» **AIM**:
Return only those lines from the line containing "Rebuild this chart" to the line containing "import * as", both included, and please omit the pictures.

╭─ DATA FOR THIS TASK

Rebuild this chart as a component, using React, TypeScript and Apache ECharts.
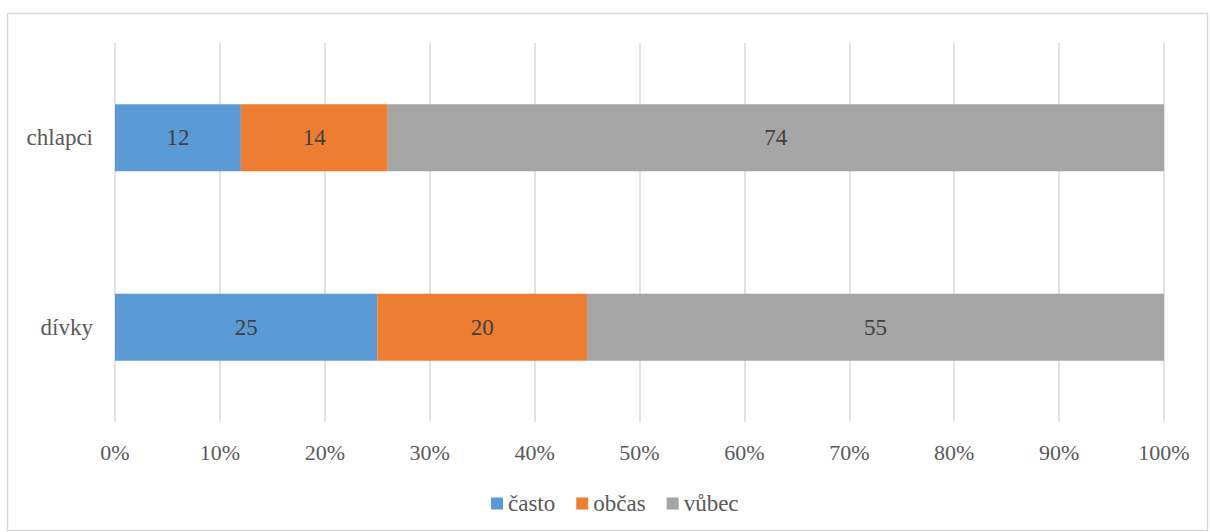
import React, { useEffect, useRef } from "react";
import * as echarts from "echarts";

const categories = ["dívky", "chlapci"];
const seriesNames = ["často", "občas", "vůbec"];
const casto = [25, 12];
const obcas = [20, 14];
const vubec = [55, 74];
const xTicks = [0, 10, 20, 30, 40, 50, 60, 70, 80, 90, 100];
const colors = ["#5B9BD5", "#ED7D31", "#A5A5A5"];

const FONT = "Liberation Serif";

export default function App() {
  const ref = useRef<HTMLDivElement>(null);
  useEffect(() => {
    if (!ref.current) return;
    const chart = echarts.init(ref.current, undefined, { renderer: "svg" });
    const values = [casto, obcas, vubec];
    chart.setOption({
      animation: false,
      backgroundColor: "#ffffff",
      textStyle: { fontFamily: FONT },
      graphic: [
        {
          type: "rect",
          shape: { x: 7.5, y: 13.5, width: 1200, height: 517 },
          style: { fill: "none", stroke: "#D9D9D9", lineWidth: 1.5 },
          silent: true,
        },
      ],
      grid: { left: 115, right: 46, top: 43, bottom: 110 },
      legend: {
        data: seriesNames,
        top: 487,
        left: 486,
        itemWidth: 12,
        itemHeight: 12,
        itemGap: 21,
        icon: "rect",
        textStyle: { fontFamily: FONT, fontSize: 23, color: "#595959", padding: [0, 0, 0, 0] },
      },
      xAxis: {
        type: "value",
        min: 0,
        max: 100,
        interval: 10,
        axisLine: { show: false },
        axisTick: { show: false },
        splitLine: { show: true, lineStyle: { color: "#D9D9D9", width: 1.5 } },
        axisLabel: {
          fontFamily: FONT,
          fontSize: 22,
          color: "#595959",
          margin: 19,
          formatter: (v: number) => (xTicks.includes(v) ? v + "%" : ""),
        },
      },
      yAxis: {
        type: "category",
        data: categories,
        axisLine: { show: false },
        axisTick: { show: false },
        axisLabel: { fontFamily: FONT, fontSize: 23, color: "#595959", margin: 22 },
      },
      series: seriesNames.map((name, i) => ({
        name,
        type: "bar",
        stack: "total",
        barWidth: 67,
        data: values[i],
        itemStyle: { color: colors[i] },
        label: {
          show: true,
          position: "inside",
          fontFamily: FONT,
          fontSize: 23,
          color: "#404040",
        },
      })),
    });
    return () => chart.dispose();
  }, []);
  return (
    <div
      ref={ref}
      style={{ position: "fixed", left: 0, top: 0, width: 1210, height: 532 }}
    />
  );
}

╰─
╭─ DATA FOR THIS TASK

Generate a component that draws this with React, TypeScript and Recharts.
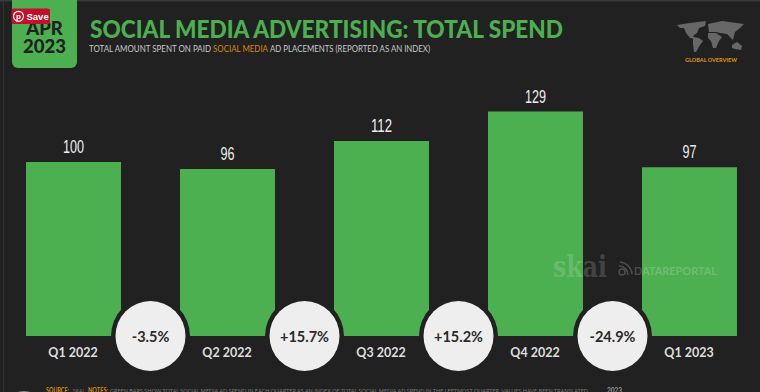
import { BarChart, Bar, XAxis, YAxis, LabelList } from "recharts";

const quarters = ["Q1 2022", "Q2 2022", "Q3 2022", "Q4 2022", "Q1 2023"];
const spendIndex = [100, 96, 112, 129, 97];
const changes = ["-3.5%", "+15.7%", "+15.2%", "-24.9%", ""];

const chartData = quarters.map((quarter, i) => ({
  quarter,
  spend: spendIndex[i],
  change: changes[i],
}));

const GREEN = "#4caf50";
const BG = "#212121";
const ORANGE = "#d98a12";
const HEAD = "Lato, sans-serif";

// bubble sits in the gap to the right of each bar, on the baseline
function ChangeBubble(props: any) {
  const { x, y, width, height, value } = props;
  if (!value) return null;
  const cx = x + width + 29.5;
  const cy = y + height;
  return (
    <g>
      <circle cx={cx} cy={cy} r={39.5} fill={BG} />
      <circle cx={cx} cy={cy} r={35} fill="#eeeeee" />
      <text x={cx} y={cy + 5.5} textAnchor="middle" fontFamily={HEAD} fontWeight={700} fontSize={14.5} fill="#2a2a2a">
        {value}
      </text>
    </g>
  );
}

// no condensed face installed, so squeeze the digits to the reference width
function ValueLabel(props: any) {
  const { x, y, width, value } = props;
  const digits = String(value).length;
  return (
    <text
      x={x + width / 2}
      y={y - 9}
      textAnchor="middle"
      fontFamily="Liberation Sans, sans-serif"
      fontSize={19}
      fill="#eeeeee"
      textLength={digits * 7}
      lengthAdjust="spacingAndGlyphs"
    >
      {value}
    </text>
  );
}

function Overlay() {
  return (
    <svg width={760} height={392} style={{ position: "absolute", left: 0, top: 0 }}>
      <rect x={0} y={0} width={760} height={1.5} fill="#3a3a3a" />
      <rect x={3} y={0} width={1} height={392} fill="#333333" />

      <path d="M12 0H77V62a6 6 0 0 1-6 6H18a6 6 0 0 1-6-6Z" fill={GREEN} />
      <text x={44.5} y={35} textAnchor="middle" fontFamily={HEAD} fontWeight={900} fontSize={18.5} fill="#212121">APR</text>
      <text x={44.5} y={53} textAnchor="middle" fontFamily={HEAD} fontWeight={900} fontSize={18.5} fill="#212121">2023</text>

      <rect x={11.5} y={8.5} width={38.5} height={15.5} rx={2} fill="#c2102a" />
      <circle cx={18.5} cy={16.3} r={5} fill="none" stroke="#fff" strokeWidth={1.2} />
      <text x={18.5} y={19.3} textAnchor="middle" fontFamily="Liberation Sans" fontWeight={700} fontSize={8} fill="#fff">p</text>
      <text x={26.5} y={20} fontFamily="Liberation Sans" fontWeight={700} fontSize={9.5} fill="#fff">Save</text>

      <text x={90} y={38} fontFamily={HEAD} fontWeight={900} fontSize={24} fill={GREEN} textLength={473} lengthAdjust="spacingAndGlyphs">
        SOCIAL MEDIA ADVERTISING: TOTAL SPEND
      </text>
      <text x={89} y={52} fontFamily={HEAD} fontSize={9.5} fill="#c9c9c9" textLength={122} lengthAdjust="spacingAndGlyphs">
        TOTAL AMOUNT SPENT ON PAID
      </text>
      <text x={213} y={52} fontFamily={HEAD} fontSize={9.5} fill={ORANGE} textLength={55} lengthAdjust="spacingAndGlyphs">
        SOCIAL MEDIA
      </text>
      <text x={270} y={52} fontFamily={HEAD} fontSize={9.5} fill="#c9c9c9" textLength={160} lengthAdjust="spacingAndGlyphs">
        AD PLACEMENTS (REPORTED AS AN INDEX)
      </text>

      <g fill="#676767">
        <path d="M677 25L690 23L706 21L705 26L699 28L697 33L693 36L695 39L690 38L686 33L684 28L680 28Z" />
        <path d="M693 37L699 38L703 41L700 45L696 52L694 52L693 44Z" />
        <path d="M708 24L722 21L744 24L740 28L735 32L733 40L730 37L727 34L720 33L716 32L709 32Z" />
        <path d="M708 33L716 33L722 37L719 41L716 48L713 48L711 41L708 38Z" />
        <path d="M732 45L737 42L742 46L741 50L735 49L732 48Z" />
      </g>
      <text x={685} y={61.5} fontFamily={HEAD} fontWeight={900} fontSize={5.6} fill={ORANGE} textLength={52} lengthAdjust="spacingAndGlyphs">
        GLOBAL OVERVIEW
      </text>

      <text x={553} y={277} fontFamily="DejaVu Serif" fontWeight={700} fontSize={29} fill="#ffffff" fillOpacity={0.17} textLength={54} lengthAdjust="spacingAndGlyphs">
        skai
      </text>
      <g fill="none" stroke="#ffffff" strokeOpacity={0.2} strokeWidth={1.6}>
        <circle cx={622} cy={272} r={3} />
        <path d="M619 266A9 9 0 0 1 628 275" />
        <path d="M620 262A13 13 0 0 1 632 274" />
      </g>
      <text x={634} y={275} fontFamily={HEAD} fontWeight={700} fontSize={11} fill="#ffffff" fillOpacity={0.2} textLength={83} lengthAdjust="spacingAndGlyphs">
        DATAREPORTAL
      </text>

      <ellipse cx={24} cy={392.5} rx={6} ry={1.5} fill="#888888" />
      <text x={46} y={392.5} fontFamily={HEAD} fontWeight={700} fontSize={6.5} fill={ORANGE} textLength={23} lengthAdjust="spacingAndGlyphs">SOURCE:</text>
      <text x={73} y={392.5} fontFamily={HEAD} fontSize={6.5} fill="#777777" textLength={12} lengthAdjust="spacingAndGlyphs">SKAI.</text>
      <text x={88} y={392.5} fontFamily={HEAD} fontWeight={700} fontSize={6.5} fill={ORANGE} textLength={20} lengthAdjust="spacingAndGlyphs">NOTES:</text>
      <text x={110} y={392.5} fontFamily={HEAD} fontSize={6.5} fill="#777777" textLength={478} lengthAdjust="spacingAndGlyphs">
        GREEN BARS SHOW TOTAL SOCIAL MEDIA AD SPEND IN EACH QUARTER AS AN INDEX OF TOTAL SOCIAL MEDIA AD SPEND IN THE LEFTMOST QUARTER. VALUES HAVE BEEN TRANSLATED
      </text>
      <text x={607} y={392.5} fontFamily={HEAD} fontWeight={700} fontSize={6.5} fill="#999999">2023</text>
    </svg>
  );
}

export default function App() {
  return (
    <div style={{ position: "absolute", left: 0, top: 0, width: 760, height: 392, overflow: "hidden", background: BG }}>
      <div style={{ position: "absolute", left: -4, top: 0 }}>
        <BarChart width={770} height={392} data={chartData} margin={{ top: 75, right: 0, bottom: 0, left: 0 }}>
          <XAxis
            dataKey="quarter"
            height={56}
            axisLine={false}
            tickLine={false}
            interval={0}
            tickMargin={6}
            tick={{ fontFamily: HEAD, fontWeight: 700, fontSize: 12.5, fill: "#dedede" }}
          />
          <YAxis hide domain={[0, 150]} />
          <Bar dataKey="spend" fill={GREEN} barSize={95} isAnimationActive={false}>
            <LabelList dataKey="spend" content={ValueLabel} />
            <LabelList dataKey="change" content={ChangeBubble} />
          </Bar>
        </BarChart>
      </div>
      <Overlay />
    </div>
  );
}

╰─

» **EXERCISE OUTPUT**:
Rebuild this chart as a component, using React, TypeScript and Apache ECharts.
import React, { useEffect, useRef } from "react";
import * as echarts from "echarts";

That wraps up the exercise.